Implementing Edge Detection for Madison

red.mad = edge_detection(red.vg, k = 1)
green.mad = edge_detection(green.vg, k = 1) 
blue.mad = edge_detection(blue.vg, k = 1)

png.mad = array(data = c(red.mad, green.mad, blue.mad), 
                dim = c(dim(vg)[1], dim(vg)[2], 3))

writePNG(image = png.mad,
         target = 'ssudhir_madison.png')
Edge Detection for Madison
Edge Detection for Madison

Explanation

For the Van Gogh image, the edge detection threshold of 90% highlights the birds, the blue sky (with stripes of black in them), the grass, fields, and brown road are the edges. That said, it is important to note that even in areas where the color is relatively the same (the yellow fields for instance), there are many countless small strokes that fill the area up. Due to this, the edge detector occasionally leaks, and detects edges that are not necessarily there.

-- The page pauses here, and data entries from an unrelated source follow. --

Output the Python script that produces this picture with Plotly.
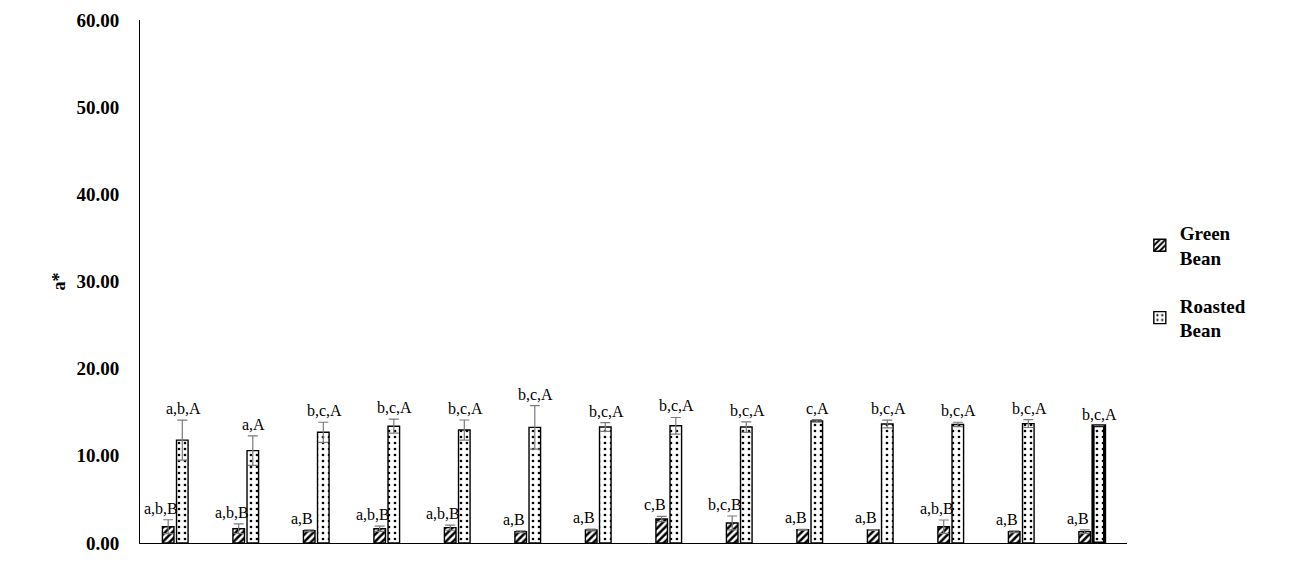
import plotly.graph_objects as go

categories = [f"S{i}" for i in range(1, 15)]
green_vals = [1.87, 1.64, 1.41, 1.64, 1.76, 1.30, 1.50, 2.75, 2.30, 1.53, 1.50, 1.87, 1.30, 1.30]
green_err = [0.80, 0.55, 0.10, 0.30, 0.30, 0.10, 0.10, 0.30, 0.80, 0.05, 0.05, 0.77, 0.10, 0.20]
roasted_vals = [11.8, 10.6, 12.7, 13.4, 12.96, 13.27, 13.3, 13.45, 13.3, 14.0, 13.65, 13.6, 13.7, 13.45]
roasted_err = [2.3, 1.7, 1.15, 0.8, 1.15, 2.5, 0.5, 0.95, 0.6, 0.15, 0.45, 0.25, 0.45, 0.0]
green_labels = ["a,b,B", "a,b,B", "a,B", "a,b,B", "a,b,B", "a,B", "a,B", "c,B", "b,c,B", "a,B", "a,B", "a,b,B", "a,B", "a,B"]
roasted_labels = ["a,b,A", "a,A", "b,c,A", "b,c,A", "b,c,A", "b,c,A", "b,c,A", "b,c,A", "b,c,A", "c,A", "b,c,A", "b,c,A", "b,c,A", "b,c,A"]

serif = "Liberation Serif"
fig = go.Figure()
fig.add_trace(go.Bar(
    x=categories, y=green_vals, name="Green<br>Bean", legendgroup="g",
    marker=dict(color="white", line=dict(color="black", width=1.4),
                pattern=dict(shape="/", fgcolor="black", bgcolor="white", size=5, solidity=0.5, fillmode="replace")),
    error_y=dict(type="data", array=green_err, visible=True, color="#7a7a7a", thickness=1.2, width=5),
))
fig.add_trace(go.Bar(
    x=categories, y=roasted_vals, name="Roasted<br>Bean", legendgroup="r",
    marker=dict(color="white", line=dict(color="black", width=[1.4] * 13 + [3.2]),
                pattern=dict(shape=".", fgcolor="black", bgcolor="white", size=6, solidity=0.16, fillmode="replace")),
    error_y=dict(type="data", array=roasted_err, visible=True, color="#7a7a7a", thickness=1.2, width=5),
))

for c, v, e, t in zip(categories, green_vals, green_err, green_labels):
    fig.add_annotation(x=c, y=v + e, text=t, xref="x", yref="y", showarrow=False,
                       yanchor="bottom", xshift=-14, yshift=1,
                       font=dict(family=serif, size=16, color="black"))
for c, v, e, t in zip(categories, roasted_vals, roasted_err, roasted_labels):
    fig.add_annotation(x=c, y=v + e, text=t, xref="x", yref="y", showarrow=False,
                       yanchor="bottom", xshift=8, yshift=1,
                       font=dict(family=serif, size=16, color="black"))

# page body has an 8px margin; compensate so the plot area sits where the reference has it
fig.update_layout(
    width=1300, height=581,
    margin=dict(l=132, r=181, t=12, b=46, autoexpand=False),
    paper_bgcolor="white", plot_bgcolor="white",
    barmode="group", bargap=0.6, bargroupgap=0.18,
    showlegend=True,
    legend=dict(x=1.013, y=0.5, xanchor="left", yanchor="middle",
                font=dict(family=serif, size=19, color="black", weight="bold"),
                tracegroupgap=20, itemwidth=30),
    font=dict(family=serif, color="black"),
)
fig.update_xaxes(showticklabels=False, showline=True, linecolor="black", linewidth=1,
                 ticks="", showgrid=False)
fig.update_yaxes(range=[0, 60], dtick=10, tickformat=".2f", showline=True, linecolor="black",
                 linewidth=1, showgrid=False, zeroline=False, ticks="",
                 ticklabelstandoff=16, automargin=False,
                 tickfont=dict(family=serif, size=19, color="black", weight="bold"),
                 title=dict(text="a*", font=dict(family=serif, size=18, color="black", weight="bold"), standoff=6))

fig.write_html("out.html")
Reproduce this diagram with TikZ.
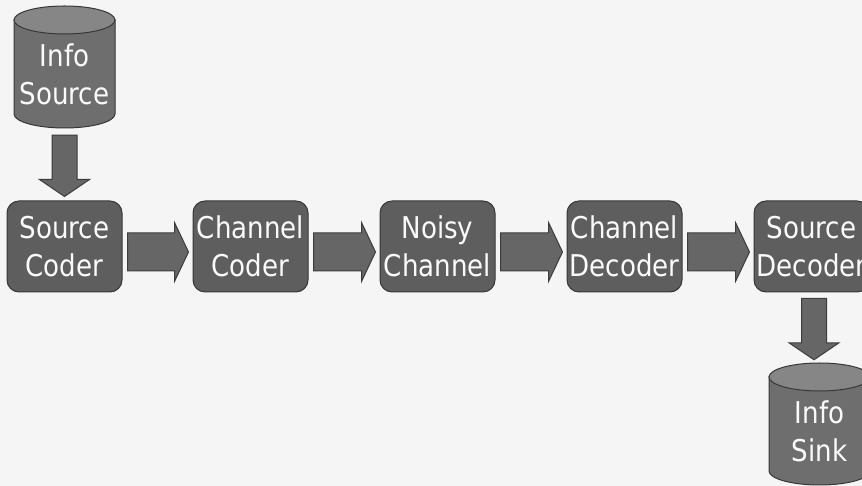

For the Madison image, the edge detection threshold of 90% mostly highlights the buildings, the border of the lake, and some of the trees. Like the Van Gogh image, the Madison image comprises of many small buildings that are closely packed to each other, due to which the edge detector occasionally leaks and detects edges that are not necessarily there.

Note: for an arbitrary integer k, our window is -k, -k+1, …, 0, …, k-1, k with 0 at our non-padded value in each direction, i.e., (2k+1)-by-(2k+1) matrix. As we only consider k = 1, our window is a 3-by-3 matrix (-1,0,1).